Dr. Anders Sandberg comments in SMC on a recent PNAS study of rat neurophysiology following heart failure.
‘Surge of neurophysiological coherence and connectivity in the dying brain’ by Jimo Borjigin et al. published in PNAS on Monday 12th August.
“This is a nice experiment. It is a simple and obvious test, and seems to be well done. As the authors note, not much research has been done on brains suffering from heart failure – there might be many other important things to learn here, from a purely medical standpoint.
“EEG tells us things about brain activity a bit like listening at traffic noise tells you what is going on in a city. It is certainly informative, but also an average of a lot of individual interactions. And it is quite possible that different underlying situations can cause similar-looking brain activity. So while particular brainwaves correspond to certain brain states in normal, healthy brains, it is not obvious they correspond to the same thing in a dying brain.
“Gamma waves have been linked to consciousness in various neuroscientific theories of consciousness. The idea is that this fast rhythm helps synchronize different neural networks and bind their experiences together into consciousness.

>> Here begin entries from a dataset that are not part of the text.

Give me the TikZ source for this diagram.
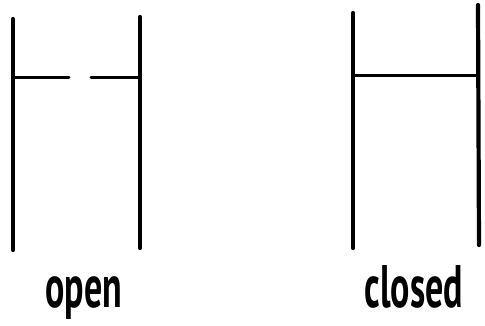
\documentclass[tikz,border=0pt]{standalone}
\usepackage{fontspec}
\setmainfont{PT Sans}
\usetikzlibrary{calc}

\begin{document}
\begin{tikzpicture}[x=1pt, y=-1pt, line width=4.2pt, line cap=round]
  \useasboundingbox (0,0) rectangle (485,325);
  \def\hy{77}
  % open switch
  \coordinate (OLt) at (13,19);
  \coordinate (OLb) at (13,250);
  \coordinate (ORt) at (140,17);
  \coordinate (ORb) at (140,248);
  \draw (OLt) -- (OLb);
  \draw (ORt) -- (ORb);
  \draw[line width=3pt] (13,\hy) -- (69,\hy);
  \draw[line width=3pt] (91,\hy) -- (140,\hy);
  % closed switch
  \coordinate (CLt) at (353,13);
  \coordinate (CLb) at (353,248);
  \coordinate (CRt) at (478,5);
  \coordinate (CRb) at (479,245);
  \draw (CLt) -- (CLb);
  \draw (CRt) -- (CRb);
  \draw[line width=3pt] (353,75) -- (478,75);
  \node[font=\fontsize{60}{62}\selectfont\bfseries, xscale=0.6, anchor=base, inner sep=0pt]
    (open) at (84,307) {open};
  \node[font=\fontsize{60}{62}\selectfont\bfseries, xscale=0.6, anchor=base, inner sep=0pt]
    (closed) at (414,307) {closed};
\end{tikzpicture}
\end{document}
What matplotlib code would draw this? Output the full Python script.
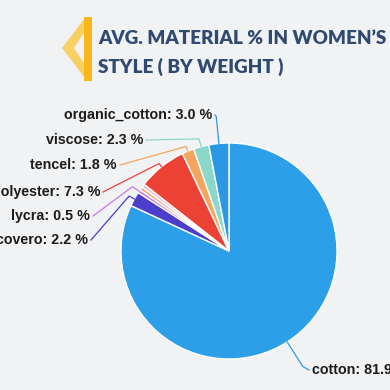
import matplotlib.pyplot as plt
from matplotlib.patches import Polygon, Rectangle
import numpy as np

# slices clockwise from 12 o'clock
materials = ["cotton", "covero", "lycra", "", "", "polyester", "tencel", "viscose", "organic_cotton"]
shares = [81.9, 2.2, 0.5, 0.5, 0.5, 7.3, 1.8, 2.3, 3.0]
colors = ["#2d9ee8", "#4a3ecb", "#c47ce6", "#e9a877", "#f5b9c9",
          "#ec4236", "#f4a660", "#8bd8cb", "#2b98e6"]

# label layout in pixels: (text x, text y, elbow extension, side)
label_pos = {
    "organic_cotton": (212, 115, 27, "right"),
    "viscose": (143, 140, 8, "right"),
    "tencel": (117, 165, 5, "right"),
    "polyester": (100, 192, 4, "right"),
    "lycra": (90, 216, 8, "right"),
    "covero": (88, 240, 6, "right"),
    "cotton": (312, 370, 29, "left"),
}

W = H = 390
cx, cy, R = 229, 251, 108


def Y(py):
    return H - py


fig = plt.figure(figsize=(3.9, 3.9), dpi=100, facecolor="#f1f2f4")
ax = fig.add_axes([0, 0, 1, 1])
ax.set_facecolor("#f1f2f4")

wedges, _ = ax.pie(shares, colors=colors, startangle=90, counterclock=False,
                   center=(cx, Y(cy)), radius=R,
                   wedgeprops=dict(edgecolor="white", linewidth=1.0))

for w, name, col in zip(wedges, materials, colors):
    if not name:
        continue
    tx, ty, ext, side = label_pos[name]
    ang = np.deg2rad((w.theta1 + w.theta2) / 2)
    ex, ey = cx + R * np.cos(ang), Y(cy) + R * np.sin(ang)
    bx, by = cx + (R + ext) * np.cos(ang), Y(cy) + (R + ext) * np.sin(ang)
    if side == "right":
        lx = tx + 3
    else:
        lx = tx - 3
    ax.plot([ex, bx, lx], [ey, by, Y(ty)], color=col, lw=0.9, solid_joinstyle="miter")
    val = shares[materials.index(name)]
    ax.text(tx, Y(ty), f"{name}: {val:.1f} %", ha=side, va="center",
            fontsize=10.3, fontweight="bold", color="#1c1c1c", family="Liberation Sans")

# title badge
ax.add_patch(Polygon([(85, Y(18)), (62, Y(48)), (85, Y(78)), (85, Y(65)),
                      (74, Y(48)), (85, Y(31))], closed=True,
                     facecolor="#f8cf62", edgecolor="none"))
ax.add_patch(Rectangle((84, Y(81)), 8, 64, facecolor="#fbb61b", edgecolor="none"))

ax.text(98, Y(38), "AVG. MATERIAL % IN WOMEN\u2019S JEANS PER", ha="left", va="center",
        fontsize=13.6, fontweight="heavy", color="#2f4a70", family="Lato")
ax.text(98, Y(67), "STYLE ( BY WEIGHT )", ha="left", va="center",
        fontsize=13.6, fontweight="heavy", color="#2f4a70", family="Lato")

ax.set_xlim(0, W)
ax.set_ylim(0, H)
ax.set_aspect("equal")
ax.axis("off")

fig.savefig("out.png", dpi=100, facecolor=fig.get_facecolor())
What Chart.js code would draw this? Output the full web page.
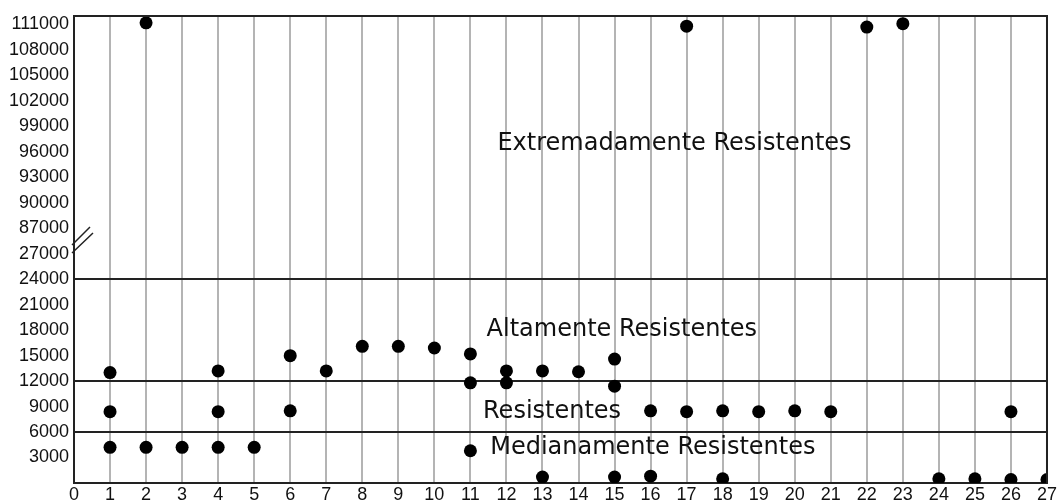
<!DOCTYPE html>
<html lang="pt">
<head>
    <meta charset="UTF-8">
    <title>Resistência dos isolados</title>
    <script src="https://cdn.jsdelivr.net/npm/chart.js"></script>
    <style>
        body {
            margin: 0;
            background: #fff;
        }
        #wrap {
            width: 1058px;
            height: 501px;
            position: relative;
        }
    </style>
</head>
<body>
    <div id="wrap"><canvas id="grafico"></canvas></div>

    <script>
        // isolados (eixo x) e valores
        const isolados = [1, 1, 1, 2, 2, 3, 4, 4, 4, 5, 6, 6, 7, 8, 9, 10, 11, 11, 11, 12, 12,
                          13, 13, 14, 15, 15, 15, 16, 16, 17, 17, 18, 18, 19, 20, 21, 22, 23,
                          24, 25, 26, 26, 27];
        const valores = [13000, 8400, 4200, 111200, 4200, 4200, 13200, 8400, 4200, 4200, 15000, 8500,
                         13200, 16100, 16100, 15900, 15200, 11800, 3800, 13200, 11800,
                         13200, 700, 13100, 14600, 11400, 700, 8500, 800, 110800, 8400, 8500, 500,
                         8400, 8500, 8400, 110700, 111100,
                         500, 500, 8400, 400, 400];

        const yTicks = [3000, 6000, 9000, 12000, 15000, 18000, 21000, 24000, 27000,
                        87000, 90000, 93000, 96000, 99000, 102000, 105000, 108000, 111000];
        const faixas = [6000, 12000, 24000];
        const rotulos = [
            { texto: 'Extremadamente Resistentes', x: 11.75, y: 97000 },
            { texto: 'Altamente Resistentes', x: 11.45, y: 18000 },
            { texto: 'Resistentes', x: 11.35, y: 8400 },
            { texto: 'Medianamente Resistentes', x: 11.55, y: 4100 }
        ];

        // eixo com quebra: 27000 -> 87000 ocupa um só intervalo
        const corteBaixo = 27000, corteAlto = 87000, passo = 3000;
        const salto = corteAlto - corteBaixo - passo;
        const paraEixo = v => v > corteBaixo ? v - salto : v;
        const doEixo = v => v > corteBaixo ? v + salto : v;
        const topo = paraEixo(111000) + 1000;

        const pontos = isolados.map((x, i) => ({ x: x, y: paraEixo(valores[i]) }));

        const desenhos = {
            id: 'desenhos',
            afterDraw(chart) {
                const ctx = chart.ctx;
                const xs = chart.scales.x, ys = chart.scales.y;
                // moldura superior e direita
                ctx.save();
                ctx.strokeStyle = '#222';
                ctx.lineWidth = 2;
                ctx.beginPath();
                ctx.moveTo(chart.chartArea.left, chart.chartArea.top);
                ctx.lineTo(chart.chartArea.right, chart.chartArea.top);
                ctx.lineTo(chart.chartArea.right, chart.chartArea.bottom);
                ctx.stroke();

                // sinal de quebra do eixo
                const yq = ys.getPixelForValue(corteBaixo + passo / 2);
                const x0 = chart.chartArea.left;
                ctx.lineWidth = 1.5;
                ctx.beginPath();
                ctx.moveTo(x0 - 2, yq + 4);
                ctx.lineTo(x0 + 16, yq - 14);
                ctx.moveTo(x0 - 2, yq + 12);
                ctx.lineTo(x0 + 19, yq - 8);
                ctx.stroke();

                // nomes das faixas
                ctx.fillStyle = '#111';
                ctx.font = '24px "DejaVu Sans"';
                ctx.textBaseline = 'middle';
                ctx.textAlign = 'left';
                rotulos.forEach(r => {
                    ctx.fillText(r.texto, xs.getPixelForValue(r.x), ys.getPixelForValue(paraEixo(r.y)));
                });
                ctx.restore();
            }
        };

        const ctx = document.getElementById('grafico').getContext('2d');
        new Chart(ctx, {
            type: 'scatter',
            data: {
                datasets: [{
                    data: pontos,
                    backgroundColor: '#000',
                    borderWidth: 0,
                    pointRadius: 6.5,
                    pointHoverRadius: 6.5
                }]
            },
            options: {
                responsive: true,
                maintainAspectRatio: false,
                animation: false,
                layout: { padding: { top: 16, right: 3, left: 0, bottom: 0 } },
                plugins: {
                    legend: { display: false },
                    tooltip: { enabled: false }
                },
                scales: {
                    x: {
                        type: 'linear',
                        min: 0,
                        max: 27,
                        afterFit: s => { s.height = 18; },
                        ticks: {
                            stepSize: 1,
                            padding: 1,
                            color: '#111',
                            font: { family: 'Liberation Sans', size: 18 }
                        },
                        grid: {
                            drawTicks: false,
                            lineWidth: 2,
                            color: c => c.tick.value === 27 ? '#222' : '#b4b4b4'
                        },
                        border: { color: '#222', width: 2 }
                    },
                    y: {
                        type: 'linear',
                        min: 0,
                        max: topo,
                        afterFit: s => { s.width = 74; },
                        afterBuildTicks: s => {
                            s.ticks = [0].concat(yTicks.map(paraEixo)).map(v => ({ value: v }));
                        },
                        ticks: {
                            padding: 5,
                            color: '#111',
                            font: { family: 'Liberation Sans', size: 18 },
                            callback: v => v === 0 ? '' : String(doEixo(v))
                        },
                        grid: {
                            drawTicks: false,
                            lineWidth: 2,
                            color: c => faixas.map(paraEixo).includes(c.tick.value) ? '#222' : 'rgba(0,0,0,0)'
                        },
                        border: { color: '#222', width: 2 }
                    }
                }
            },
            plugins: [desenhos]
        });
    </script>
</body>
</html>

There is plenty of debate about this, and many scientists and philosophers are unconvinced that this either works as an explanation (how does synchrony of your neurons actually make you experience something?) or that gamma waves imply consciousness (maybe they just imply that processing is happening, and that processing is what causes consciousness).
“A lot of the neural networks in the brain can stimulate themselves without any external signals under the right conditions – typically when regulation is not working well, like under the influence of drugs, tiredness etc. And oxygen deprivation can certainly mess up many systems at the same time. The gamma rhythm is also a bit of a ‘resonant frequency’: many parts of the brain tend to oscillate naturally at this frequency. So it could be that during a NDE the conditions make neurons start to fire and form patterns of activity. These patterns of activity are shaped by how the brain is connected, and we know that some patterns in the visual cortex seem to closely correspond to commonly reported hallucinations (like tunnels). Higher order parts of the brain might create emotions or ideas in a similar random fashion, populating the experience.
“No doubt some people will presumptuously claim that this is further evidence for life after death, which is doubly silly (near death experiences are in themselves just experiences). But if one believes that, then one should also conclude the afterlife includes a lot of lab mice.”